(Charts and diagrams as code)
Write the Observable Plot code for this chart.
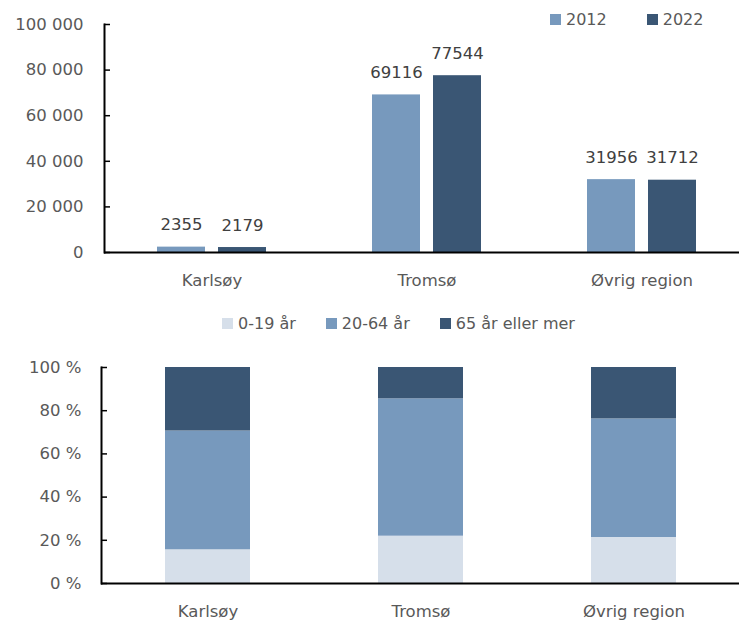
<!DOCTYPE html>
<html><head><meta charset="utf-8">
<script src="https://cdn.jsdelivr.net/npm/d3@7"></script>
<script src="https://cdn.jsdelivr.net/npm/@observablehq/plot@0.6"></script>
<style>
body{margin:0;background:#fff;}
#wrap{position:relative;width:739px;height:622px;font-family:"DejaVu Sans";font-size:16px;color:#595959;overflow:hidden;}
.legend{position:absolute;display:flex;align-items:center;white-space:nowrap;line-height:19px;}
.item{display:flex;align-items:center;}
.sw{width:11px;height:11px;margin-right:5px;}
#top,#bottom{position:absolute;left:0;}
#top{top:0}
#bottom{top:340px}
#leg1{left:550px;top:10px;gap:40px;}
#leg2{left:222px;top:314px;gap:30px;}
</style></head><body>
<div id="wrap"><div id="top"></div><div id="leg1" class="legend"></div><div id="leg2" class="legend"></div><div id="bottom"></div></div>
<script>
const regions = ["Karlsøy", "Tromsø", "Øvrig region"];
const years = ["2012", "2022"];
const pop2012 = [2355, 69116, 31956];
const pop2022 = [2179, 77544, 31712];
const popTicks = [0, 20000, 40000, 60000, 80000, 100000];
const yearColors = ["#7799BD", "#3A5674"];

const ageGroups = ["0-19 år", "20-64 år", "65 år eller mer"];
const share0_19 = [15.6, 21.9, 21.3];
const share20_64 = [55.0, 63.6, 54.9];
const share65 = [29.4, 14.5, 23.8];
const shareTicks = [0, 20, 40, 60, 80, 100];
const ageColors = ["#D6DFEA", "#7799BD", "#3A5674"];

const fmtPop = d => String(d).replace(/\B(?=(\d{3})+(?!\d))/g, " ");
const fmtPct = d => `${d} %`;
const font = {fontFamily: "DejaVu Sans", fontSize: "16.5px", color: "#595959", background: "transparent", overflow: "visible"};

const topData = regions.map((r, i) => ({region: r, y2012: pop2012[i], y2022: pop2022[i]}));

const topChart = Plot.plot({
  width: 739, height: 300, marginTop: 24, marginBottom: 48, marginLeft: 104, marginRight: 0,
  style: font,
  x: {domain: regions, range: [104, 749], padding: 0, label: null},
  y: {domain: [0, 100000], label: null},
  marks: [
    Plot.barY(topData, {x: "region", y: "y2012", fill: yearColors[0], insetLeft: 53, insetRight: 114}),
    Plot.barY(topData, {x: "region", y: "y2022", fill: yearColors[1], insetLeft: 114, insetRight: 53}),
    Plot.text(topData, {x: "region", y: "y2012", text: d => String(d.y2012), dx: -30.5, dy: -22, fill: "#404040", fontSize: 16.5}),
    Plot.text(topData, {x: "region", y: "y2022", text: d => String(d.y2022), dx: 30.5, dy: -22, fill: "#404040", fontSize: 16.5}),
    Plot.axisX({tickSize: 0, tickPadding: 22, label: null, fill: "#595959"}),
    Plot.axisY({ticks: popTicks, tickSize: 0, tickPadding: 21, tickFormat: fmtPop, label: null, fill: "#595959"}),
    Plot.axisY({ticks: popTicks, tickSize: 6, dx: 6, tickFormat: () => "", label: null, stroke: "black", strokeWidth: 1.5}),
    Plot.ruleY([0], {stroke: "black", strokeWidth: 2}),
    Plot.frame({anchor: "left", stroke: "black", strokeWidth: 2})
  ]
});
document.getElementById("top").append(topChart);

const ageData = regions.flatMap((r, i) => [
  {region: r, group: ageGroups[0], value: share0_19[i]},
  {region: r, group: ageGroups[1], value: share20_64[i]},
  {region: r, group: ageGroups[2], value: share65[i]}
]);

const bottomChart = Plot.plot({
  width: 739, height: 282, marginTop: 27, marginBottom: 39, marginLeft: 101, marginRight: 0,
  style: font,
  x: {domain: regions, range: [101, 740], padding: 0, label: null},
  y: {domain: [0, 100], label: null},
  color: {domain: ageGroups, range: ageColors},
  marks: [
    Plot.barY(ageData, {x: "region", y: "value", fill: "group", insetLeft: 64, insetRight: 64}),
    Plot.axisX({tickSize: 0, tickPadding: 22, label: null, fill: "#595959"}),
    Plot.axisY({ticks: shareTicks, tickSize: 0, tickPadding: 20, tickFormat: fmtPct, label: null, fill: "#595959"}),
    Plot.axisY({ticks: shareTicks, tickSize: 6, dx: 6, tickFormat: () => "", label: null, stroke: "black", strokeWidth: 1.5}),
    Plot.ruleY([0], {stroke: "black", strokeWidth: 2}),
    Plot.frame({anchor: "left", stroke: "black", strokeWidth: 2})
  ]
});
document.getElementById("bottom").append(bottomChart);

function legend(el, labels, colors) {
  labels.forEach((l, i) => {
    const item = document.createElement("div");
    item.className = "item";
    const sw = document.createElement("div");
    sw.className = "sw";
    sw.style.background = colors[i];
    const t = document.createElement("span");
    t.textContent = l;
    item.append(sw, t);
    el.append(item);
  });
}
legend(document.getElementById("leg1"), years, yearColors);
legend(document.getElementById("leg2"), ageGroups, ageColors);
</script>
</body></html>
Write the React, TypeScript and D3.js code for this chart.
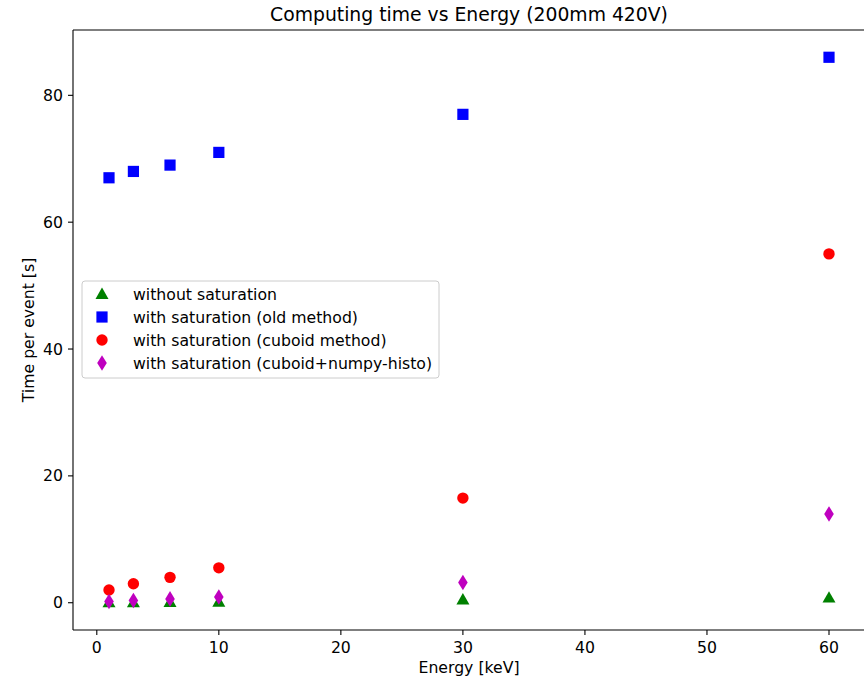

• **Instructions to follow**
Transcribe the whole listing exactly. Pictures stay out of your copy.

• **Completed task**
Write the Observable Plot code for this chart.
<!DOCTYPE html>
<html><head><meta charset="utf-8">
<script src="https://cdn.jsdelivr.net/npm/d3@7"></script>
<script src="https://cdn.jsdelivr.net/npm/@observablehq/plot@0.6"></script>
<style>
body{margin:0;background:#fff;}
#wrap{position:relative;width:739px;height:622px;font-family:"DejaVu Sans";font-size:16px;color:#595959;overflow:hidden;}
.legend{position:absolute;display:flex;align-items:center;white-space:nowrap;line-height:19px;}
.item{display:flex;align-items:center;}
.sw{width:11px;height:11px;margin-right:5px;}
#top,#bottom{position:absolute;left:0;}
#top{top:0}
#bottom{top:340px}
#leg1{left:550px;top:10px;gap:40px;}
#leg2{left:222px;top:314px;gap:30px;}
</style></head><body>
<div id="wrap"><div id="top"></div><div id="leg1" class="legend"></div><div id="leg2" class="legend"></div><div id="bottom"></div></div>
<script>
const regions = ["Karlsøy", "Tromsø", "Øvrig region"];
const years = ["2012", "2022"];
const pop2012 = [2355, 69116, 31956];
const pop2022 = [2179, 77544, 31712];
const popTicks = [0, 20000, 40000, 60000, 80000, 100000];
const yearColors = ["#7799BD", "#3A5674"];

const ageGroups = ["0-19 år", "20-64 år", "65 år eller mer"];
const share0_19 = [15.6, 21.9, 21.3];
const share20_64 = [55.0, 63.6, 54.9];
const share65 = [29.4, 14.5, 23.8];
const shareTicks = [0, 20, 40, 60, 80, 100];
const ageColors = ["#D6DFEA", "#7799BD", "#3A5674"];

const fmtPop = d => String(d).replace(/\B(?=(\d{3})+(?!\d))/g, " ");
const fmtPct = d => `${d} %`;
const font = {fontFamily: "DejaVu Sans", fontSize: "16.5px", color: "#595959", background: "transparent", overflow: "visible"};

const topData = regions.map((r, i) => ({region: r, y2012: pop2012[i], y2022: pop2022[i]}));

const topChart = Plot.plot({
  width: 739, height: 300, marginTop: 24, marginBottom: 48, marginLeft: 104, marginRight: 0,
  style: font,
  x: {domain: regions, range: [104, 749], padding: 0, label: null},
  y: {domain: [0, 100000], label: null},
  marks: [
    Plot.barY(topData, {x: "region", y: "y2012", fill: yearColors[0], insetLeft: 53, insetRight: 114}),
    Plot.barY(topData, {x: "region", y: "y2022", fill: yearColors[1], insetLeft: 114, insetRight: 53}),
    Plot.text(topData, {x: "region", y: "y2012", text: d => String(d.y2012), dx: -30.5, dy: -22, fill: "#404040", fontSize: 16.5}),
    Plot.text(topData, {x: "region", y: "y2022", text: d => String(d.y2022), dx: 30.5, dy: -22, fill: "#404040", fontSize: 16.5}),
    Plot.axisX({tickSize: 0, tickPadding: 22, label: null, fill: "#595959"}),
    Plot.axisY({ticks: popTicks, tickSize: 0, tickPadding: 21, tickFormat: fmtPop, label: null, fill: "#595959"}),
    Plot.axisY({ticks: popTicks, tickSize: 6, dx: 6, tickFormat: () => "", label: null, stroke: "black", strokeWidth: 1.5}),
    Plot.ruleY([0], {stroke: "black", strokeWidth: 2}),
    Plot.frame({anchor: "left", stroke: "black", strokeWidth: 2})
  ]
});
document.getElementById("top").append(topChart);

const ageData = regions.flatMap((r, i) => [
  {region: r, group: ageGroups[0], value: share0_19[i]},
  {region: r, group: ageGroups[1], value: share20_64[i]},
  {region: r, group: ageGroups[2], value: share65[i]}
]);

const bottomChart = Plot.plot({
  width: 739, height: 282, marginTop: 27, marginBottom: 39, marginLeft: 101, marginRight: 0,
  style: font,
  x: {domain: regions, range: [101, 740], padding: 0, label: null},
  y: {domain: [0, 100], label: null},
  color: {domain: ageGroups, range: ageColors},
  marks: [
    Plot.barY(ageData, {x: "region", y: "value", fill: "group", insetLeft: 64, insetRight: 64}),
    Plot.axisX({tickSize: 0, tickPadding: 22, label: null, fill: "#595959"}),
    Plot.axisY({ticks: shareTicks, tickSize: 0, tickPadding: 20, tickFormat: fmtPct, label: null, fill: "#595959"}),
    Plot.axisY({ticks: shareTicks, tickSize: 6, dx: 6, tickFormat: () => "", label: null, stroke: "black", strokeWidth: 1.5}),
    Plot.ruleY([0], {stroke: "black", strokeWidth: 2}),
    Plot.frame({anchor: "left", stroke: "black", strokeWidth: 2})
  ]
});
document.getElementById("bottom").append(bottomChart);

function legend(el, labels, colors) {
  labels.forEach((l, i) => {
    const item = document.createElement("div");
    item.className = "item";
    const sw = document.createElement("div");
    sw.className = "sw";
    sw.style.background = colors[i];
    const t = document.createElement("span");
    t.textContent = l;
    item.append(sw, t);
    el.append(item);
  });
}
legend(document.getElementById("leg1"), years, yearColors);
legend(document.getElementById("leg2"), ageGroups, ageColors);
</script>
</body></html>
Write the React, TypeScript and D3.js code for this chart.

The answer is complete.